By Ethan Lou
The Continuing Education Students’ Association of Ryerson (CESAR) is accusing the Ryerson Students’ Union (RSU) of not following procedure in its hiring of a new general manager.
The allegation comes amidst further disagreements between CESAR and the Canadian Union of Public Employees (CUPE), and a continued lockout of the latter’s workers.
“There wasn’t a hiring process,” said CESAR president Shinae Kim. “It wasn’t fair, it wasn’t transparent, it was an appointment.”
Kim said the RSU hired Michael Verticchio as general manager of the Student Campus Centre (SCC) in August without input from CESAR, which shares the building with RSU.
SCC hirings are done through its 11-member board, which comprises five RSU members, three from CESAR, two from the university and one from the student centre.
RSU president Melissa Palermo said a board meeting was held to hire Verticchio, and that CESAR representatives chose not to attend despite being invited.
“CESAR was personally asked to attend the meeting but, no one from CESAR attended,” said Palermo.
Kim said its representatives were unable to attend, due to work and long commutes, and had asked for the meeting to be rescheduled.
The RSU has cited rules that allow meetings to be held if a minimum of six people are present.
According to Kim, the meeting was eventually held with five RSU members and one university representative.
“[CESAR] didn’t provide any alternatives when scheduling the meeting,” said Palermo.
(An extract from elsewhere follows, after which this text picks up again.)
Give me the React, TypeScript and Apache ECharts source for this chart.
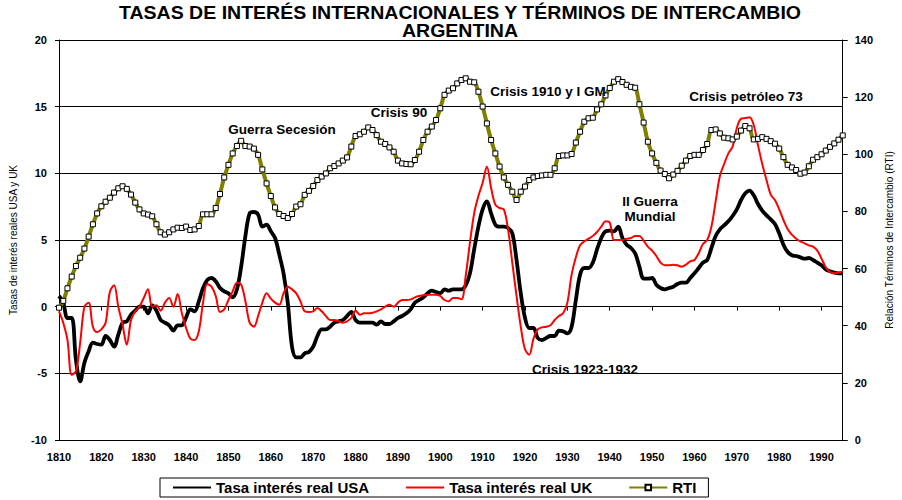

Meanwhile, CUPE Local 1281, which represents four job positions in CESAR – two filled and two unfilled – has rejected an offer from CESAR that could end the present lockout.
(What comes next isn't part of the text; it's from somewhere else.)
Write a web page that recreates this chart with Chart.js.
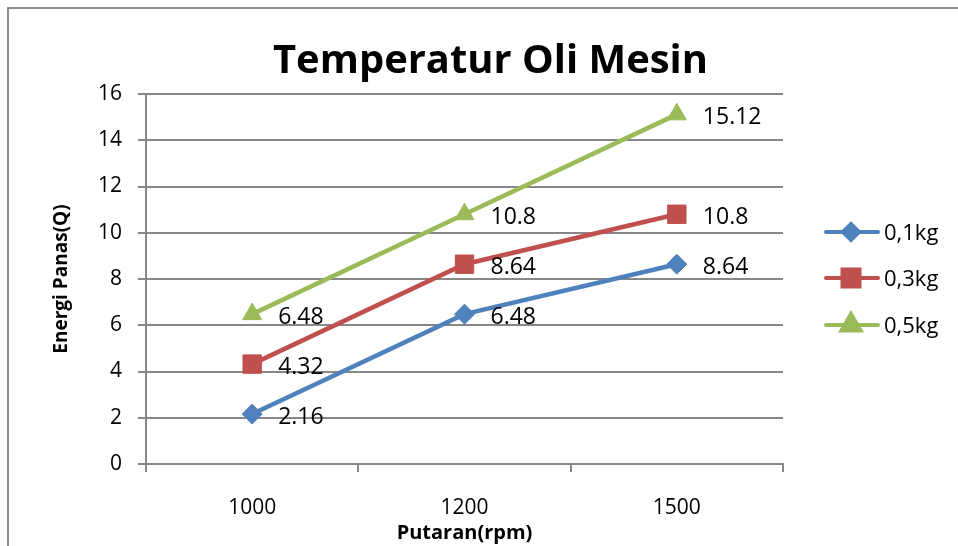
<!DOCTYPE html>
<html>
<head>
<meta charset="utf-8">
<script src="https://cdn.jsdelivr.net/npm/chart.js@4/dist/chart.umd.min.js"></script>
<style>
html,body{margin:0;padding:0;background:#fff;}
#wrap{width:958px;height:546px;}
</style>
</head>
<body>
<div id="wrap"><canvas id="c" width="958" height="546"></canvas></div>
<script>
const categories = ['1000', '1200', '1500'];
const seriesNames = ['0,1kg', '0,3kg', '0,5kg'];
const s01 = [2.16, 6.48, 8.64];
const s03 = [4.32, 8.64, 10.8];
const s05 = [6.48, 10.8, 15.12];
const yTicks = [0, 2, 4, 6, 8, 10, 12, 14, 16];
const labels01 = ['2.16', '6.48', '8.64'];
const labels03 = ['4.32', '8.64', '10.8'];
const labels05 = ['6.48', '10.8', '15.12'];
const chartTitle = 'Temperatur Oli Mesin';
const xTitle = 'Putaran(rpm)';
const yTitle = 'Energi Panas(Q)';

const FONT = '"Open Sans", Lato, sans-serif';
const GRID = '#878787';
const colors = ['#4F81BD', '#C0504D', '#9BBB59'];
const styles = ['rectRot', 'rect', 'triangle'];
const radii = [10, 13, 11];
const legendRadii = [8, 12, 11];

const frame = {
  id: 'frame',
  beforeDraw(chart) {
    const ctx = chart.ctx;
    ctx.save();
    ctx.fillStyle = '#fff';
    ctx.fillRect(0, 0, chart.width, chart.height);
    ctx.strokeStyle = '#8c8c8c';
    ctx.lineWidth = 2;
    ctx.beginPath();
    ctx.moveTo(8, chart.height);
    ctx.lineTo(8, 8);
    ctx.lineTo(chart.width, 8);
    ctx.stroke();
    ctx.restore();
  },
  afterDraw(chart) {
    const ctx = chart.ctx;
    ctx.save();
    ctx.fillStyle = '#000';
    ctx.font = 'bold 39px ' + FONT;
    ctx.textAlign = 'center';
    ctx.textBaseline = 'alphabetic';
    const w = ctx.measureText(chartTitle).width;
    const sx = 435 / w;
    ctx.translate(490.5, 73);
    ctx.scale(sx, 1);
    ctx.fillText(chartTitle, 0, 0);
    ctx.restore();
    ctx.save();
    const ys = [232, 278, 325];
    chart.data.datasets.forEach((ds, i) => {
      const y = ys[i];
      ctx.strokeStyle = ds.borderColor;
      ctx.lineWidth = 4;
      ctx.lineCap = 'round';
      ctx.beginPath();
      ctx.moveTo(826, y);
      ctx.lineTo(878, y);
      ctx.stroke();
      ctx.fillStyle = ds.backgroundColor;
      ctx.strokeStyle = ds.backgroundColor;
      Chart.helpers.drawPoint(ctx, {pointStyle: ds.pointStyle, radius: legendRadii[i], borderWidth: 1, rotation: 0}, 851, y);
      ctx.fillStyle = '#000';
      ctx.font = '22px ' + FONT;
      ctx.textAlign = 'left';
      ctx.textBaseline = 'alphabetic';
      ctx.fillText(ds.label, 884, y + 8);
    });
    ctx.restore();
  },
  afterDatasetsDraw(chart) {
    const ctx = chart.ctx;
    ctx.save();
    ctx.fillStyle = '#000';
    ctx.font = '23px ' + FONT;
    ctx.textAlign = 'left';
    ctx.textBaseline = 'alphabetic';
    chart.data.datasets.forEach((ds, i) => {
      const meta = chart.getDatasetMeta(i);
      meta.data.forEach((pt, j) => {
        ctx.fillText(ds.valueLabels[j], pt.x + 26, pt.y + 10);
      });
    });
    ctx.restore();
  }
};

function mk(i, data, lbls) {
  return {
    label: seriesNames[i],
    data: data,
    valueLabels: lbls,
    borderColor: colors[i],
    backgroundColor: colors[i],
    pointBackgroundColor: colors[i],
    pointBorderColor: colors[i],
    borderWidth: 4.5,
    pointStyle: styles[i],
    pointRadius: radii[i],
    pointHoverRadius: radii[i],
    pointBorderWidth: 1,
    tension: 0,
    fill: false
  };
}

new Chart(document.getElementById('c'), {
  type: 'line',
  data: {
    labels: categories,
    datasets: [mk(0, s01, labels01), mk(1, s03, labels03), mk(2, s05, labels05)]
  },
  options: {
    responsive: false,
    animation: false,
    devicePixelRatio: 1,
    layout: {padding: {top: 94, right: 175, left: 0, bottom: 0}},
    plugins: {legend: {display: false}, title: {display: false}, tooltip: {enabled: false}},
    scales: {
      x: {
        type: 'category',
        offset: true,
        afterFit(scale) { scale.height = 82; },
        grid: {offset: true, drawOnChartArea: false, drawTicks: true, tickLength: 8, color: GRID, lineWidth: 2},
        border: {display: true, color: GRID, width: 2},
        ticks: {color: '#000', font: {family: FONT, size: 21}, padding: 23},
        title: {display: true, text: xTitle, color: '#000', font: {family: FONT, size: 20, weight: 'bold'}, padding: {top: 0, bottom: 1}}
      },
      y: {
        min: 0,
        max: 16,
        afterFit(scale) { scale.width = 146; },
        afterBuildTicks(scale) { scale.ticks = yTicks.map(v => ({value: v})); },
        grid: {color: GRID, lineWidth: 2, tickLength: 8, drawTicks: true},
        border: {display: true, color: GRID, width: 2},
        ticks: {color: '#000', font: {family: FONT, size: 21}, padding: 16},
        title: {display: true, text: yTitle, color: '#000', font: {family: FONT, size: 19, weight: 'bold'}, padding: {top: 50, bottom: 0}}
      }
    }
  },
  plugins: [frame]
});
</script>
</body>
</html>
The lockout, which prevents those affected from working, was triggered Sept. 30 after weeks of unsuccessful negotiation on wage increases through a new collective agreement.
CESAR presented an offer to CUPE last Friday that would reinstate the two affected workers – a student affairs co-ordinator and an internal co-ordinator – but also redefine their roles.
The union’s chief steward, Shiraz Vally, said that it was worse than CESAR’s previous offer which would reinstate the two workers but eliminate one of the two unfilled positions.
According to documents provided by Kim, if the offer is accepted, disagreements on the redefined roles will be settled with arbitration and the two workers will receive a $1,000 signing bonus with no wage increase. The offer is still on the table, Kim said.
The lockout resulted in a suspension of CESAR members’ access to the discounted transit passes sold by the RSU starting Nov. 20, though this is disputed by Kim.
“The Member Service Office is operated by both RSU and CESAR,” she said. “[The] RSU can’t do that. Our staff are (still) going to serve the members.”